*Data provided*
===
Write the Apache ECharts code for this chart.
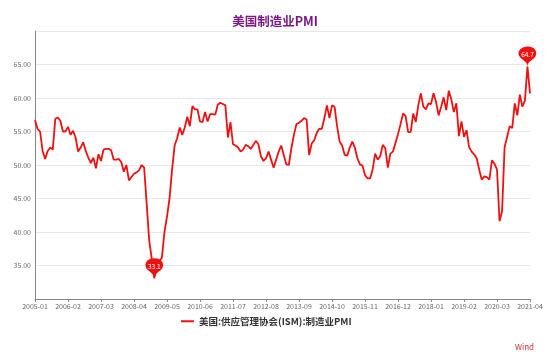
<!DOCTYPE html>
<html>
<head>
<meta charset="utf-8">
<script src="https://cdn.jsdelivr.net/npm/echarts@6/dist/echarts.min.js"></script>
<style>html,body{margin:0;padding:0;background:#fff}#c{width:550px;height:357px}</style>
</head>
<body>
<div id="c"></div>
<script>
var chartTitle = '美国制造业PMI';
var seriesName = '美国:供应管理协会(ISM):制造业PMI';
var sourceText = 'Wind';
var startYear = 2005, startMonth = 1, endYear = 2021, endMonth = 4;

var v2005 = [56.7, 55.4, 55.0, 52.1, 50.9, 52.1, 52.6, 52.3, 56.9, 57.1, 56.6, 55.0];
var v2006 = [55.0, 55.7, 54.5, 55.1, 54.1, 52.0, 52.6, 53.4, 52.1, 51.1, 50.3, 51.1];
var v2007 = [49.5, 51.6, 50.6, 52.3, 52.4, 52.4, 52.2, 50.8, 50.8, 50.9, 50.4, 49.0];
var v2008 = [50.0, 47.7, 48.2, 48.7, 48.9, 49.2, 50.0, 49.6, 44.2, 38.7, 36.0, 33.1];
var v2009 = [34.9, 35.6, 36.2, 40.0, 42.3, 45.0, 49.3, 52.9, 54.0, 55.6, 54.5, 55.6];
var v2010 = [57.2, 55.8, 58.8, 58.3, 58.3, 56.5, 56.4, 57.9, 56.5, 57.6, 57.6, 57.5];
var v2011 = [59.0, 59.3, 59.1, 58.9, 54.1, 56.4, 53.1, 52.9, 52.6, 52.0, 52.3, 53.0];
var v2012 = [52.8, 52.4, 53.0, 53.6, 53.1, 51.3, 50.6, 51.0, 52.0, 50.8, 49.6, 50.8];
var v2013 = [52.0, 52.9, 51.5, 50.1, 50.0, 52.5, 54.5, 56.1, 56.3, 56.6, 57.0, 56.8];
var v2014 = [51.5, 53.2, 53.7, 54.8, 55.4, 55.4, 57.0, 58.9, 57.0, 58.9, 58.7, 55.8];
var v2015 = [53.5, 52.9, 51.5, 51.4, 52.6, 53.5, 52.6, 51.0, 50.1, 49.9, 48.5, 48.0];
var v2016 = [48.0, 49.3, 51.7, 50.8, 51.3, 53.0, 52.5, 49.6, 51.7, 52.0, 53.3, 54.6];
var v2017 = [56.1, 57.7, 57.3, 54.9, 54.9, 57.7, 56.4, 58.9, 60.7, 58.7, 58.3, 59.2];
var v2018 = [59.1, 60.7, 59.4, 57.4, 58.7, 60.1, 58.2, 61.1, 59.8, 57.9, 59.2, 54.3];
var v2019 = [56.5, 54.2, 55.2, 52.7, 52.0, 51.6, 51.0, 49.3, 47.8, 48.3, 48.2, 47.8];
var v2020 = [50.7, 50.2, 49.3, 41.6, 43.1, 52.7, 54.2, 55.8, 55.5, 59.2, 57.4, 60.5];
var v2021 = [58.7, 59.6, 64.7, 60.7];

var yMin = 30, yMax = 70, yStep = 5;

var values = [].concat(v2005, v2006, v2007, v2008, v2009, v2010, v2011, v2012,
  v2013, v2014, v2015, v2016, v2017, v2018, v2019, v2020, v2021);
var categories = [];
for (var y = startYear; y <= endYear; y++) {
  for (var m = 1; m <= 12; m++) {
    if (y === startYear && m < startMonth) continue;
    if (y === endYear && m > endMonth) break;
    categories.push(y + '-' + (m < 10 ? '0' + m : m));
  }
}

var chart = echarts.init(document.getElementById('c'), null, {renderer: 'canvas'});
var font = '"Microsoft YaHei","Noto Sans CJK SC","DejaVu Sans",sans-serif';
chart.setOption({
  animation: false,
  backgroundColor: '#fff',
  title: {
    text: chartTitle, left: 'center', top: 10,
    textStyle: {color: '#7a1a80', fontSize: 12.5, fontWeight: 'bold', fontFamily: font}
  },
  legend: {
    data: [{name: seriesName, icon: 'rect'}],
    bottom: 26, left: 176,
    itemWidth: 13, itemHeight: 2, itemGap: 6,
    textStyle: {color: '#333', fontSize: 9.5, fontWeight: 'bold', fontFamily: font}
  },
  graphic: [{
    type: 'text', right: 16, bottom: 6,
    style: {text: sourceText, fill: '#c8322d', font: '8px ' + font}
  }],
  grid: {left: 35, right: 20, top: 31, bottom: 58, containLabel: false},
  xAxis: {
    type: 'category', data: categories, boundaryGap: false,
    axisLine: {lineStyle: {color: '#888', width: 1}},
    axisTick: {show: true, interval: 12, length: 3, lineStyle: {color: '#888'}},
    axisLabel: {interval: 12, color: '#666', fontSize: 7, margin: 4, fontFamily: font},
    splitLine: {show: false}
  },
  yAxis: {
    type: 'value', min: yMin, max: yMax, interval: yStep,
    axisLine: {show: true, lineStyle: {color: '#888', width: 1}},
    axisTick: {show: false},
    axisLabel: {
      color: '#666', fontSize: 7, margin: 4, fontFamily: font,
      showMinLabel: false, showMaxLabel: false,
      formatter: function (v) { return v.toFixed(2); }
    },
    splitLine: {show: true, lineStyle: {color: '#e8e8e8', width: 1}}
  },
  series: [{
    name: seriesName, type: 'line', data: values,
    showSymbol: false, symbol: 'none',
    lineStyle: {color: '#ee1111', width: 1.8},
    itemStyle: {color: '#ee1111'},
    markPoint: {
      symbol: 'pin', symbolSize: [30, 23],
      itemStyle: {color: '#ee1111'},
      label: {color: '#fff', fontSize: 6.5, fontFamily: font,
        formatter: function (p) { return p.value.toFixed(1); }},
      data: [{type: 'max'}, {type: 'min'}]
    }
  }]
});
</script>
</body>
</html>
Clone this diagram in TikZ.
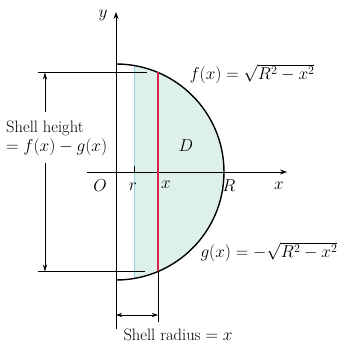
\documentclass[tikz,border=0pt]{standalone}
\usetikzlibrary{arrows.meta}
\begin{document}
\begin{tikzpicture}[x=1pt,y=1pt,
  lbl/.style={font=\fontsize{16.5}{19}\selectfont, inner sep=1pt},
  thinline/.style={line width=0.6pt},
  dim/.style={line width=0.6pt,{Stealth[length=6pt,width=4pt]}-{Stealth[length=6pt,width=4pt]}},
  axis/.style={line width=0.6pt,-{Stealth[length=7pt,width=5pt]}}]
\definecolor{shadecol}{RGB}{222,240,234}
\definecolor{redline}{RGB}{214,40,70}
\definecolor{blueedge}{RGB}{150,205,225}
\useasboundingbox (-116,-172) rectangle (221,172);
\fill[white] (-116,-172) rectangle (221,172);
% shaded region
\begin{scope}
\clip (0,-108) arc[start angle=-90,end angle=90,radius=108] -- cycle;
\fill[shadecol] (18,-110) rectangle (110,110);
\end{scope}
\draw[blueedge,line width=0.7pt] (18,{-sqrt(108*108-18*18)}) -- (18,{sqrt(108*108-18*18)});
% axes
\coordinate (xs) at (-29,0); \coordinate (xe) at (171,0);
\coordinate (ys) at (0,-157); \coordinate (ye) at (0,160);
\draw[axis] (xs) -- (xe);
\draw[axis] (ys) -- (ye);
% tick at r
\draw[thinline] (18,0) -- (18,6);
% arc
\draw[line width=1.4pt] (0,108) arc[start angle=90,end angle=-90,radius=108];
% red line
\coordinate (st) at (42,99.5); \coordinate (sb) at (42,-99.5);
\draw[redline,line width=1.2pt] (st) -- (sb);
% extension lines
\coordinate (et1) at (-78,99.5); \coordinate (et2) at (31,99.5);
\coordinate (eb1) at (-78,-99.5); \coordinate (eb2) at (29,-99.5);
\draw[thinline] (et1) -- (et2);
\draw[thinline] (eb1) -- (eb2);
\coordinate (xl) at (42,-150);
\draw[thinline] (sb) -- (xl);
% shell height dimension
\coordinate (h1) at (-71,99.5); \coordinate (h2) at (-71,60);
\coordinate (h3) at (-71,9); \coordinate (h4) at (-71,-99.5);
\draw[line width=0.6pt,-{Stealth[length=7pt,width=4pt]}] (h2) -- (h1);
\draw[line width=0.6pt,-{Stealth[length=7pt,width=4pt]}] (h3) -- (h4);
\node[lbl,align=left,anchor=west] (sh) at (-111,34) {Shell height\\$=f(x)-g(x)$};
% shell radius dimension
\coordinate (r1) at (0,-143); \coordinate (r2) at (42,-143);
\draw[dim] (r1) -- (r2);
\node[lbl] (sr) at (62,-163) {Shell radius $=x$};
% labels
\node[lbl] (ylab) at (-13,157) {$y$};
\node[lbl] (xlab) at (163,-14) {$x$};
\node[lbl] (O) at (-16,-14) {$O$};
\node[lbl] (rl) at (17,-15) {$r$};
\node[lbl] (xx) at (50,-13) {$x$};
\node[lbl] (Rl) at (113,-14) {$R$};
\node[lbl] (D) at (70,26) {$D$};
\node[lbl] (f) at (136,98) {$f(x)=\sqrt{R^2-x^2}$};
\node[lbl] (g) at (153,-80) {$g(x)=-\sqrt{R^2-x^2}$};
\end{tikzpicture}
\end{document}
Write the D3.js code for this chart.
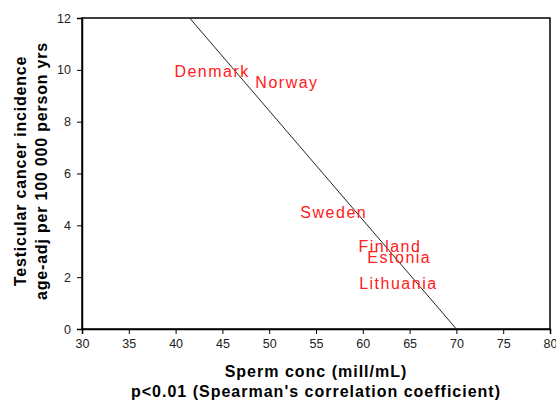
===
*Work required*
Gather all lines where the word "this" appears.

*Answer*
Write the Apache ECharts code for this chart.
Clone this diagram in TikZ.
Write the D3.js code for this chart.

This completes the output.